Holmium (III) nitrate is an inorganic compound, a salt of holmium and nitric acid with the chemical formula Ho(NO_{3})_{3}. The compound forms yellowish crystals, dissolves in water, also forms crystalline hydrates.

==Synthesis==
Anhydrous salt is obtained by the action of nitrogen dioxide on holmium(III) oxide:
$\mathsf{2Ho_2O_3 + 9N_2O_4 \ \xrightarrow{150^oC}\ 4Ho(NO_3)_3 + 6NO }$

Effect of nitrogen dioxide on metallic holmium:
$\mathsf{Ho + 3N_2O_4 \ \xrightarrow{200^oC}\ Ho(NO_3)_3 + 3NO }$

Reaction of holmium hydroxide and nitric acid:
$\mathsf{Ho(OH)_3 + 3NHO_3 \ \xrightarrow{150^oC}\ Ho(NO_3)_3 + 3H_2O }$

==Physical properties==
Holmium(III) nitrate forms yellowish crystals.
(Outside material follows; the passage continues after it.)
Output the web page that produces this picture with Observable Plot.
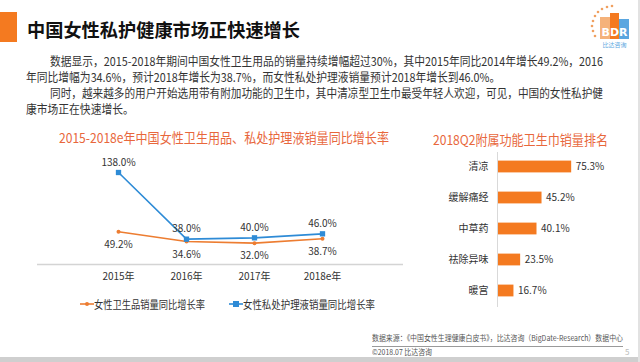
<!DOCTYPE html>
<html><head><meta charset="utf-8">
<script src="https://cdn.jsdelivr.net/npm/d3@7"></script>
<script src="https://cdn.jsdelivr.net/npm/@observablehq/plot@0.6"></script>
<style>
html,body{margin:0;padding:0}
body{width:640px;height:362px;overflow:hidden;background:#fff;position:relative;font-family:"Noto Sans CJK SC","Noto Sans",sans-serif;color:#333}
.a{position:absolute;white-space:nowrap;line-height:1;transform-origin:0 50%}
.chart{position:absolute}
</style></head>
<body>
<div class="a" style="left:0;top:12px;width:17px;height:30px;background:#f47a20"></div>
<div class="a" data-w="273" style="left:27px;top:20px;font-size:18.5px;font-weight:bold;color:#111">中国女性私护健康市场正快速增长</div>

<svg class="a" style="left:586px;top:3px" width="48" height="48" viewBox="0 0 48 48">
  <g fill="#f0a060">
    <circle cx="26" cy="3" r="1.3"/><circle cx="21" cy="4" r="1.3"/><circle cx="16" cy="6" r="1.3"/>
    <circle cx="12" cy="9" r="1.3"/><circle cx="9" cy="13" r="1.3"/><circle cx="7" cy="18" r="1.3"/>
    <circle cx="6" cy="23" r="1.3"/><circle cx="7" cy="28" r="1.3"/><circle cx="9" cy="33" r="1.3"/>
  </g>
  <rect x="14" y="14" width="10" height="22" fill="#f5b27a"/>
  <rect x="24" y="10" width="9" height="26" fill="#f47a20"/>
  <rect x="33" y="16" width="10" height="20" fill="#5aa6e0"/>
  <text x="28.5" y="33" text-anchor="middle" font-size="11" font-weight="bold" fill="#fff" font-family="DejaVu Sans">BDR</text>
  <text x="28.5" y="44" text-anchor="middle" font-size="6" fill="#5aa6e0" font-family="Noto Sans CJK SC">比达咨询</text>
</svg>

<div class="a" id="p1" data-w="553" style="left:50px;top:55px;font-size:12px">数据显示，2015-2018年期间中国女性卫生用品的销量持续增幅超过30%，其中2015年同比2014年增长49.2%，2016</div>
<div class="a" id="p2" style="left:26px;top:71px;font-size:12px">年同比增幅为34.6%，预计2018年增长为38.7%，而女性私处护理液销量预计2018年增长到46.0%。</div>
<div class="a" id="p3" data-w="553" style="left:50px;top:87px;font-size:12px">同时，越来越多的用户开始选用带有附加功能的卫生巾，其中清凉型卫生巾最受年轻人欢迎，可见，中国的女性私护健</div>
<div class="a" id="p4" style="left:26px;top:103px;font-size:12px">康市场正在快速增长。</div>

<div class="a" data-w="330" style="left:59px;top:131px;font-size:13.5px;color:#e8673c">2015-2018e年中国女性卫生用品、私处护理液销量同比增长率</div>
<div class="a" data-w="175" style="left:433px;top:133px;font-size:13.5px;color:#e8673c">2018Q2附属功能卫生巾销量排名</div>

<div id="left" class="chart" style="left:0;top:150px"></div>
<div id="right" class="chart" style="left:400px;top:140px"></div>

<svg class="a" style="left:80px;top:299px" width="14" height="10"><line x1="0" y1="5" x2="14" y2="5" stroke="#ed7d31" stroke-width="1.6"/><circle cx="7" cy="5" r="2" fill="#ed7d31"/></svg>
<div class="a" data-w="111" style="left:94px;top:298.5px;font-size:11px">女性卫生品销量同比增长率</div>
<svg class="a" style="left:229px;top:299px" width="14" height="10"><line x1="0" y1="5" x2="14" y2="5" stroke="#2e8bd6" stroke-width="1.6"/><rect x="4" y="2" width="6" height="6" fill="#2e8bd6"/></svg>
<div class="a" data-w="132" style="left:243px;top:298.5px;font-size:11px">女性私处护理液销量同比增长率</div>

<div class="a" data-w="251" style="left:372px;top:334px;font-size:8px;color:#555">数据来源：《中国女性生理健康白皮书》，比达咨询（BigDate-Research）数据中心</div>
<div class="a" style="left:372px;top:345.5px;width:251px;height:1px;background:#9a9a9a"></div>
<div class="a" data-w="60" style="left:372px;top:348px;font-size:8px;color:#555">©2018.07 比达咨询</div>
<div class="a" style="left:625px;top:348px;font-size:8px;color:#bbb">5</div>
<div class="a" style="left:0;top:357px;width:640px;height:5px;background:#cfcfcf"></div>
<div class="a" style="left:638px;top:0;width:2px;height:362px;background:#e2e2e2"></div>

<script>
const years = ["2015年", "2016年", "2017年", "2018e年"];
const hygieneGrowth = [49.2, 34.6, 32.0, 38.7];
const careGrowth = [138.0, 38.0, 40.0, 46.0];
const features = ["清凉", "缓解痛经", "中草药", "祛除异味", "暖宫"];
const featureShare = [75.3, 45.2, 40.1, 23.5, 16.7];

const font = '"Noto Sans CJK SC","Noto Sans",sans-serif';
const orange = "#ed7d31", blue = "#2e8bd6";
const hData = years.map((y, i) => ({year: y, v: hygieneGrowth[i]}));
const cData = years.map((y, i) => ({year: y, v: careGrowth[i]}));
const pct = d => d.v.toFixed(1) + "%";

const left = Plot.plot({
  width: 410, height: 140,
  marginLeft: 37, marginRight: 7, marginTop: 14, marginBottom: 26,
  style: {fontFamily: font, fontSize: "10px", color: "#333", background: "transparent"},
  x: {type: "point", domain: years, range: [83, 357.5], label: null},
  y: {domain: [0, 150], axis: null},
  marks: [
    Plot.ruleY([0], {stroke: "#d4d4d4", strokeWidth: 1.5}),
    Plot.axisX({tickSize: 0, tickPadding: 8, fontSize: 10, label: null}),
    Plot.lineY(hData, {x: "year", y: "v", stroke: orange, strokeWidth: 1.6}),
    Plot.dot(hData, {x: "year", y: "v", r: 2, fill: orange}),
    Plot.lineY(cData, {x: "year", y: "v", stroke: blue, strokeWidth: 1.6}),
    Plot.dot(cData, {x: "year", y: "v", r: 3, symbol: "square", fill: blue}),
    Plot.text(cData, {x: "year", y: "v", text: pct, dy: -10, fontSize: 10, fill: "#333"}),
    Plot.text(hData, {x: "year", y: "v", text: pct, dy: 13, fontSize: 10, fill: "#333"})
  ]
});
document.getElementById("left").appendChild(left);

const bData = features.map((f, i) => ({f, v: featureShare[i]}));
const right = Plot.plot({
  width: 240, height: 180,
  marginLeft: 97, marginRight: 44.5, marginTop: 12, marginBottom: 13,
  style: {fontFamily: font, fontSize: "10px", color: "#333", background: "transparent"},
  x: {domain: [0, 100], range: [97, 195.5], axis: null},
  y: {type: "band", domain: features, range: [10.4, 166.6], padding: 0, label: null},
  marks: [
    Plot.barX(bData, {x: "v", y: "f", fill: "#f47a20", insetTop: 9.6, insetBottom: 9.6}),
    Plot.ruleX([0], {stroke: "#d9d9d9"}),
    Plot.axisY({tickSize: 0, tickPadding: 9, fontSize: 10, label: null}),
    Plot.text(bData, {x: "v", y: "f", text: pct, textAnchor: "start", dx: 4, fontSize: 10, fill: "#333"})
  ]
});
document.getElementById("right").appendChild(right);

function fit() {
  let k = 1;
  document.querySelectorAll("[data-w]").forEach(el => {
    el.style.transform = "none";
    const w = el.getBoundingClientRect().width;
    const t = +el.dataset.w;
    if (w > 0) {
      el.style.transform = `scaleX(${t / w})`;
      if (el.id === "p1") k = t / w;
    }
  });
  ["p2", "p4"].forEach(id => document.getElementById(id).style.transform = `scaleX(${k})`);
}
fit();
if (document.fonts && document.fonts.ready) document.fonts.ready.then(fit);
</script>
</body></html>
Forms a crystalline hydrate of the composition Ho(NO_{3})_{3}•5H_{2}O.

Soluble in water and ethanol.

==Chemical properties==
Hydrated holmitic nitrate thermally decomposes to form HoONO_{3} and decomposes to holmium oxide upon subsequent heating.

==Application==
The compound is used for the production of ceramics and glass.

Also used to produce metallic holmium and as a chemical reagent.